Tracking Scott Joplin’s Career through Primary Sources

Scott Joplin, now considered the most premier composer of ragtime, led a complicated professional and personal life. He found extreme fame within his traditional ragtimes, including “The Maple Leaf Rag” and “The Entertainer,” however, was consistently on the poverty line, forced to sell his possessions and manuscripts. In examining newspaper articles, we can examine the public perception of Joplin and also review these writings with historical perspective. 

Newspaper from Joplin’s early career.

Article describing the Joplin’s opera A Guest of Honor

This article, published in the Plaindealer of Topeka, Kansas, predicts Joplin’s rise to fame following the publication of the Maple Leaf Rag. Joplin had yet to become the “King of Ragtime,” a moniker that he would later inherit. 

This article from The Freeman, an Indianapolis  newspaper, references “The Guest of Honor,” Joplin’s opera. An opera company of 30 toured the opera during the early 1900s, however, nearly all traces of this opera have been lost. In what we could consider the worst streak of archival luck, during the tour, the receipt stubs were stolen, and Joplin was forced to sell his manuscript to pay for the opera’s boarding house fees. We know that this opera existed from these types of articles, however, the opera itself is completely lost. 

Newspaper article describing the end of Joplin’s life

Joplin fell ill to syphilis around 1910, and this article, also from the Freeman, references Joplin’s losing battle.

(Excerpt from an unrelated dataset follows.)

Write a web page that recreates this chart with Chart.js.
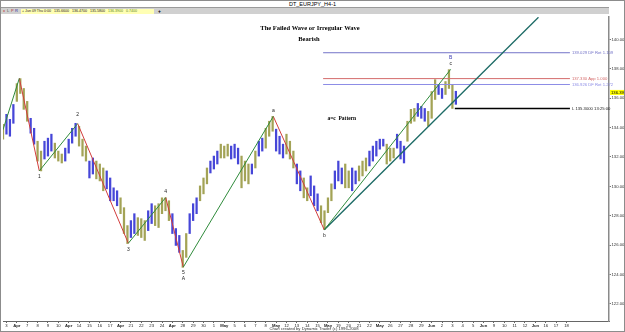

While this newspaper was published in 1916, Joplin struggled with dementia related to his syphilis as early as 1914, and he was hospitalized in January 1917 and died in April. 


“Best on the American Stage. World’s Fair Band Gives Third Grand Ball-Against ‘Jim Crowism’.” Freeman (Indianapolis, Indiana) XVI, no. 7, February 14, 1903: [2]. Readex: African American Newspapers.

“Jack Trotter’s New York Notes of Stage And Sport Stars That Shine On Many Circuits.” Freeman (Indianapolis, Indiana), October 21, 1916: 4. Readex: African American Newspapers.

“Personal Notes.” Plaindealer (Topeka, Kansas) II, no. 35, August 31, 1900: [3]. Readex: African American Newspapers.

“Scott Joplin A King His Long Suit Is Catchy Rag Time Music. [Illegible] Raised In.” Sedalia Times (Sedalia, Missouri), June 13, 1903: 1. Readex: African American Newspapers. 


Friar, Kendra Kay. “Scott Joplin: A Guide for Music Educators PART I—A Ragtime Life.” General music today 34, no. 3 (2021): 29–35.